**Do this**
Transcribe each entry below exactly. Pictures do not go in the copy.

(Source code of charts)
================

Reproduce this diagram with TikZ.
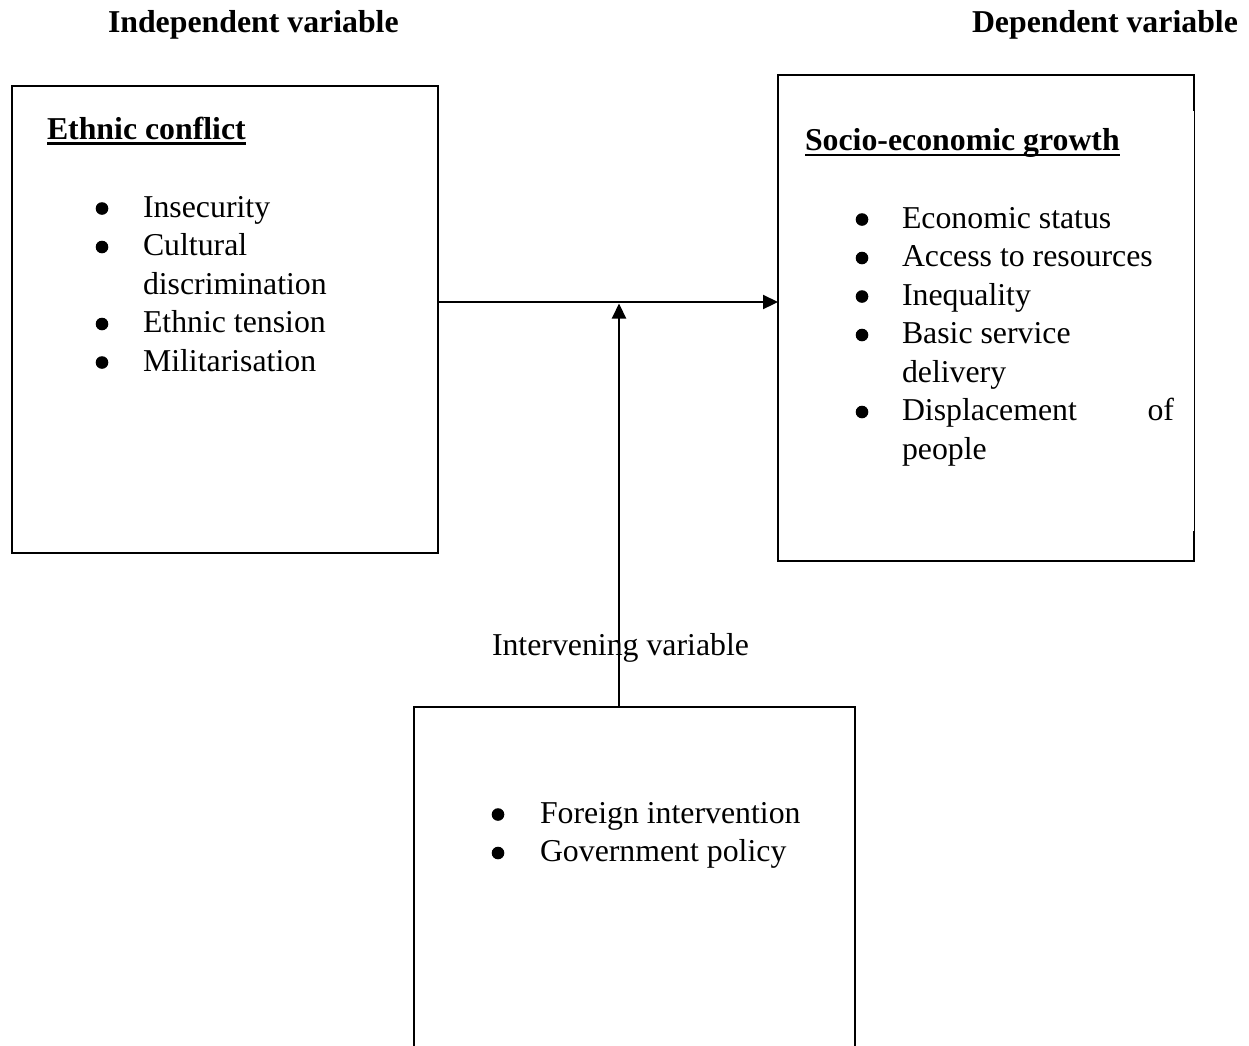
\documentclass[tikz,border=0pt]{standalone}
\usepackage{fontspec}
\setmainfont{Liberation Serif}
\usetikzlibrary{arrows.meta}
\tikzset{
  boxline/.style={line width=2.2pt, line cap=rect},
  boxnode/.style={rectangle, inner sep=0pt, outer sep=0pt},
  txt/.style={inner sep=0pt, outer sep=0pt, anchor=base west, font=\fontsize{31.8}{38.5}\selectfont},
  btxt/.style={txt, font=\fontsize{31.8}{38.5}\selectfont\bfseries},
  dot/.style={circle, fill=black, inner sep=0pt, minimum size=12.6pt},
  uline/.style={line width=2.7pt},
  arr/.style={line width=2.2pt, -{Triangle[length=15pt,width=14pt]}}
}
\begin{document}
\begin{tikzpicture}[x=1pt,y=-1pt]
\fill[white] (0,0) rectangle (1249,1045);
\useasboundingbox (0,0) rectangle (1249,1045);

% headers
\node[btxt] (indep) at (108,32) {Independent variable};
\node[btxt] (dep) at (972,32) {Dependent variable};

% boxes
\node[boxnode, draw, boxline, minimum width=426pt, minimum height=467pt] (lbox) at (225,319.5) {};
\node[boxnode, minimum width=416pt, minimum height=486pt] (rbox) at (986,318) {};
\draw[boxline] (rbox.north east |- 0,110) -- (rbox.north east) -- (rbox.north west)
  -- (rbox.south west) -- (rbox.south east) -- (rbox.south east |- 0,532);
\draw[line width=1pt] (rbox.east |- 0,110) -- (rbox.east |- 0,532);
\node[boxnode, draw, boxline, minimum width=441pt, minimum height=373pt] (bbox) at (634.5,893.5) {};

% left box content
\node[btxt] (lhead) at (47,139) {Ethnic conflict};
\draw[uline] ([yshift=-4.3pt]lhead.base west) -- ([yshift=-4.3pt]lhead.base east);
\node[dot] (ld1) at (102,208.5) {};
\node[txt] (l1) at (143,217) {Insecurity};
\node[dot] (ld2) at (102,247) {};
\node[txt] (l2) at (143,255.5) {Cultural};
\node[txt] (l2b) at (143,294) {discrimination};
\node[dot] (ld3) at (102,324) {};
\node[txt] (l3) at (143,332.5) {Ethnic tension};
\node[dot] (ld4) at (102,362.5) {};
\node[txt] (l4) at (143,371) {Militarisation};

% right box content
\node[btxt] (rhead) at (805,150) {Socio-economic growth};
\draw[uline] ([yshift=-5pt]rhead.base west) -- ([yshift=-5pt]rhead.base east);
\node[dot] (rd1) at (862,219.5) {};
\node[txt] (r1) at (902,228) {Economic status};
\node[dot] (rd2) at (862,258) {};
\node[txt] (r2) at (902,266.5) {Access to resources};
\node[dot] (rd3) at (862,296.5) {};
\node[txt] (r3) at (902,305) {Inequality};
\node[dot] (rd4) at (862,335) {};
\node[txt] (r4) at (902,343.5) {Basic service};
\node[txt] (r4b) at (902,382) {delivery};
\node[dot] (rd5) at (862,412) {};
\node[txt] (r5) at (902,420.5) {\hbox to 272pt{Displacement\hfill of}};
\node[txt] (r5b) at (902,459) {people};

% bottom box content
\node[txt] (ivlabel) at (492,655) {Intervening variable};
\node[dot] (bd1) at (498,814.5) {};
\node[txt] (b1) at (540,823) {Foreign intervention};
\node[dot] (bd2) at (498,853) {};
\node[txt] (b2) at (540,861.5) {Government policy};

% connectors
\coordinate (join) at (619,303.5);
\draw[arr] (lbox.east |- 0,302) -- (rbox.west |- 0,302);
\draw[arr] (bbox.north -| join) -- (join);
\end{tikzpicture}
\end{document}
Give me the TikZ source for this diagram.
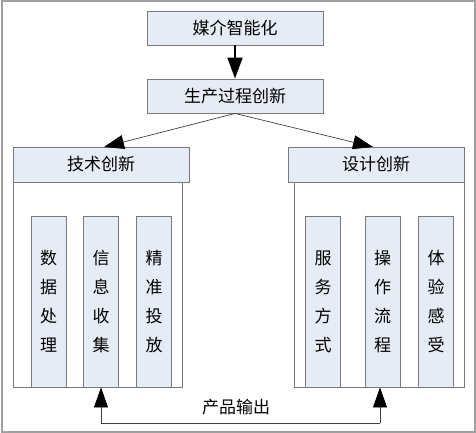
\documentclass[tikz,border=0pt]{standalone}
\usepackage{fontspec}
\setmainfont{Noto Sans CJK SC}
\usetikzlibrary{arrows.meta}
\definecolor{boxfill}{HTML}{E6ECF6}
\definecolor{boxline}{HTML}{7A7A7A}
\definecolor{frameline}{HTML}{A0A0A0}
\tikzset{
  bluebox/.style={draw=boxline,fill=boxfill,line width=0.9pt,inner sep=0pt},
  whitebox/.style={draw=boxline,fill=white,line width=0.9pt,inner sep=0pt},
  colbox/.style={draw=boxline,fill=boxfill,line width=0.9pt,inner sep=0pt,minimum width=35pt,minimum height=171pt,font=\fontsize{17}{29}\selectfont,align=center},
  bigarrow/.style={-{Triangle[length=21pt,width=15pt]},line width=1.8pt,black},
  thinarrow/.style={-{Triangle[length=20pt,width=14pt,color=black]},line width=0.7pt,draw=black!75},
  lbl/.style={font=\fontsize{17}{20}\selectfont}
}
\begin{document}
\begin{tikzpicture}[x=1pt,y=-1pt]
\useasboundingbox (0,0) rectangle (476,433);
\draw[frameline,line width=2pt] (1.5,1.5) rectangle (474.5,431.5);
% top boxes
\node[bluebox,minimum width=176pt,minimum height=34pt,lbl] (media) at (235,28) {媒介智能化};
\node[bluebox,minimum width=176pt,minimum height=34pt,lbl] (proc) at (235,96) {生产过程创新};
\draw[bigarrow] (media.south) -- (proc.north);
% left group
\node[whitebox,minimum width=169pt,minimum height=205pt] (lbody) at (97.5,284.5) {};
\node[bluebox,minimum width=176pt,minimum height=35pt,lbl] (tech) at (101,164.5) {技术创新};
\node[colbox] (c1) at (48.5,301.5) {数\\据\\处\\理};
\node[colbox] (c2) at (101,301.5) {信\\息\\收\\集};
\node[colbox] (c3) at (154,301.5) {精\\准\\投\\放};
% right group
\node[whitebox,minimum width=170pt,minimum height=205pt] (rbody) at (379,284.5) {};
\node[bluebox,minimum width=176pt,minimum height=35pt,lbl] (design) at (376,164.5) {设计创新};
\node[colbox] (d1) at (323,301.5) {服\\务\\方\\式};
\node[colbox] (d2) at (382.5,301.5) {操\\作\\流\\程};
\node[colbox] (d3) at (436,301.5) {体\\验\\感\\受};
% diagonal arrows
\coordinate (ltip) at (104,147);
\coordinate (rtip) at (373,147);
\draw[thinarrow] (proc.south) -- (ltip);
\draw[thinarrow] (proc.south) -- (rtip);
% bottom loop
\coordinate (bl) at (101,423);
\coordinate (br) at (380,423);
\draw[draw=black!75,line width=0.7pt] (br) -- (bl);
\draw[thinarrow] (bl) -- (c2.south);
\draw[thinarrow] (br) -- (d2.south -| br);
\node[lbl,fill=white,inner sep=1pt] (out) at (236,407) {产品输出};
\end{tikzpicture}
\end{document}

================

**Response to the task**
Reproduce this diagram with TikZ.
\documentclass[tikz,border=0pt]{standalone}
\usepackage{fontspec}
\setmainfont{Liberation Serif}
\usetikzlibrary{arrows.meta}
\tikzset{
  boxline/.style={line width=2.2pt, line cap=rect},
  boxnode/.style={rectangle, inner sep=0pt, outer sep=0pt},
  txt/.style={inner sep=0pt, outer sep=0pt, anchor=base west, font=\fontsize{31.8}{38.5}\selectfont},
  btxt/.style={txt, font=\fontsize{31.8}{38.5}\selectfont\bfseries},
  dot/.style={circle, fill=black, inner sep=0pt, minimum size=12.6pt},
  uline/.style={line width=2.7pt},
  arr/.style={line width=2.2pt, -{Triangle[length=15pt,width=14pt]}}
}
\begin{document}
\begin{tikzpicture}[x=1pt,y=-1pt]
\fill[white] (0,0) rectangle (1249,1045);
\useasboundingbox (0,0) rectangle (1249,1045);

% headers
\node[btxt] (indep) at (108,32) {Independent variable};
\node[btxt] (dep) at (972,32) {Dependent variable};

% boxes
\node[boxnode, draw, boxline, minimum width=426pt, minimum height=467pt] (lbox) at (225,319.5) {};
\node[boxnode, minimum width=416pt, minimum height=486pt] (rbox) at (986,318) {};
\draw[boxline] (rbox.north east |- 0,110) -- (rbox.north east) -- (rbox.north west)
  -- (rbox.south west) -- (rbox.south east) -- (rbox.south east |- 0,532);
\draw[line width=1pt] (rbox.east |- 0,110) -- (rbox.east |- 0,532);
\node[boxnode, draw, boxline, minimum width=441pt, minimum height=373pt] (bbox) at (634.5,893.5) {};

% left box content
\node[btxt] (lhead) at (47,139) {Ethnic conflict};
\draw[uline] ([yshift=-4.3pt]lhead.base west) -- ([yshift=-4.3pt]lhead.base east);
\node[dot] (ld1) at (102,208.5) {};
\node[txt] (l1) at (143,217) {Insecurity};
\node[dot] (ld2) at (102,247) {};
\node[txt] (l2) at (143,255.5) {Cultural};
\node[txt] (l2b) at (143,294) {discrimination};
\node[dot] (ld3) at (102,324) {};
\node[txt] (l3) at (143,332.5) {Ethnic tension};
\node[dot] (ld4) at (102,362.5) {};
\node[txt] (l4) at (143,371) {Militarisation};

% right box content
\node[btxt] (rhead) at (805,150) {Socio-economic growth};
\draw[uline] ([yshift=-5pt]rhead.base west) -- ([yshift=-5pt]rhead.base east);
\node[dot] (rd1) at (862,219.5) {};
\node[txt] (r1) at (902,228) {Economic status};
\node[dot] (rd2) at (862,258) {};
\node[txt] (r2) at (902,266.5) {Access to resources};
\node[dot] (rd3) at (862,296.5) {};
\node[txt] (r3) at (902,305) {Inequality};
\node[dot] (rd4) at (862,335) {};
\node[txt] (r4) at (902,343.5) {Basic service};
\node[txt] (r4b) at (902,382) {delivery};
\node[dot] (rd5) at (862,412) {};
\node[txt] (r5) at (902,420.5) {\hbox to 272pt{Displacement\hfill of}};
\node[txt] (r5b) at (902,459) {people};

% bottom box content
\node[txt] (ivlabel) at (492,655) {Intervening variable};
\node[dot] (bd1) at (498,814.5) {};
\node[txt] (b1) at (540,823) {Foreign intervention};
\node[dot] (bd2) at (498,853) {};
\node[txt] (b2) at (540,861.5) {Government policy};

% connectors
\coordinate (join) at (619,303.5);
\draw[arr] (lbox.east |- 0,302) -- (rbox.west |- 0,302);
\draw[arr] (bbox.north -| join) -- (join);
\end{tikzpicture}
\end{document}
Give me the TikZ source for this diagram.
\documentclass[tikz,border=0pt]{standalone}
\usepackage{fontspec}
\setmainfont{Noto Sans CJK SC}
\usetikzlibrary{arrows.meta}
\definecolor{boxfill}{HTML}{E6ECF6}
\definecolor{boxline}{HTML}{7A7A7A}
\definecolor{frameline}{HTML}{A0A0A0}
\tikzset{
  bluebox/.style={draw=boxline,fill=boxfill,line width=0.9pt,inner sep=0pt},
  whitebox/.style={draw=boxline,fill=white,line width=0.9pt,inner sep=0pt},
  colbox/.style={draw=boxline,fill=boxfill,line width=0.9pt,inner sep=0pt,minimum width=35pt,minimum height=171pt,font=\fontsize{17}{29}\selectfont,align=center},
  bigarrow/.style={-{Triangle[length=21pt,width=15pt]},line width=1.8pt,black},
  thinarrow/.style={-{Triangle[length=20pt,width=14pt,color=black]},line width=0.7pt,draw=black!75},
  lbl/.style={font=\fontsize{17}{20}\selectfont}
}
\begin{document}
\begin{tikzpicture}[x=1pt,y=-1pt]
\useasboundingbox (0,0) rectangle (476,433);
\draw[frameline,line width=2pt] (1.5,1.5) rectangle (474.5,431.5);
% top boxes
\node[bluebox,minimum width=176pt,minimum height=34pt,lbl] (media) at (235,28) {媒介智能化};
\node[bluebox,minimum width=176pt,minimum height=34pt,lbl] (proc) at (235,96) {生产过程创新};
\draw[bigarrow] (media.south) -- (proc.north);
% left group
\node[whitebox,minimum width=169pt,minimum height=205pt] (lbody) at (97.5,284.5) {};
\node[bluebox,minimum width=176pt,minimum height=35pt,lbl] (tech) at (101,164.5) {技术创新};
\node[colbox] (c1) at (48.5,301.5) {数\\据\\处\\理};
\node[colbox] (c2) at (101,301.5) {信\\息\\收\\集};
\node[colbox] (c3) at (154,301.5) {精\\准\\投\\放};
% right group
\node[whitebox,minimum width=170pt,minimum height=205pt] (rbody) at (379,284.5) {};
\node[bluebox,minimum width=176pt,minimum height=35pt,lbl] (design) at (376,164.5) {设计创新};
\node[colbox] (d1) at (323,301.5) {服\\务\\方\\式};
\node[colbox] (d2) at (382.5,301.5) {操\\作\\流\\程};
\node[colbox] (d3) at (436,301.5) {体\\验\\感\\受};
% diagonal arrows
\coordinate (ltip) at (104,147);
\coordinate (rtip) at (373,147);
\draw[thinarrow] (proc.south) -- (ltip);
\draw[thinarrow] (proc.south) -- (rtip);
% bottom loop
\coordinate (bl) at (101,423);
\coordinate (br) at (380,423);
\draw[draw=black!75,line width=0.7pt] (br) -- (bl);
\draw[thinarrow] (bl) -- (c2.south);
\draw[thinarrow] (br) -- (d2.south -| br);
\node[lbl,fill=white,inner sep=1pt] (out) at (236,407) {产品输出};
\end{tikzpicture}
\end{document}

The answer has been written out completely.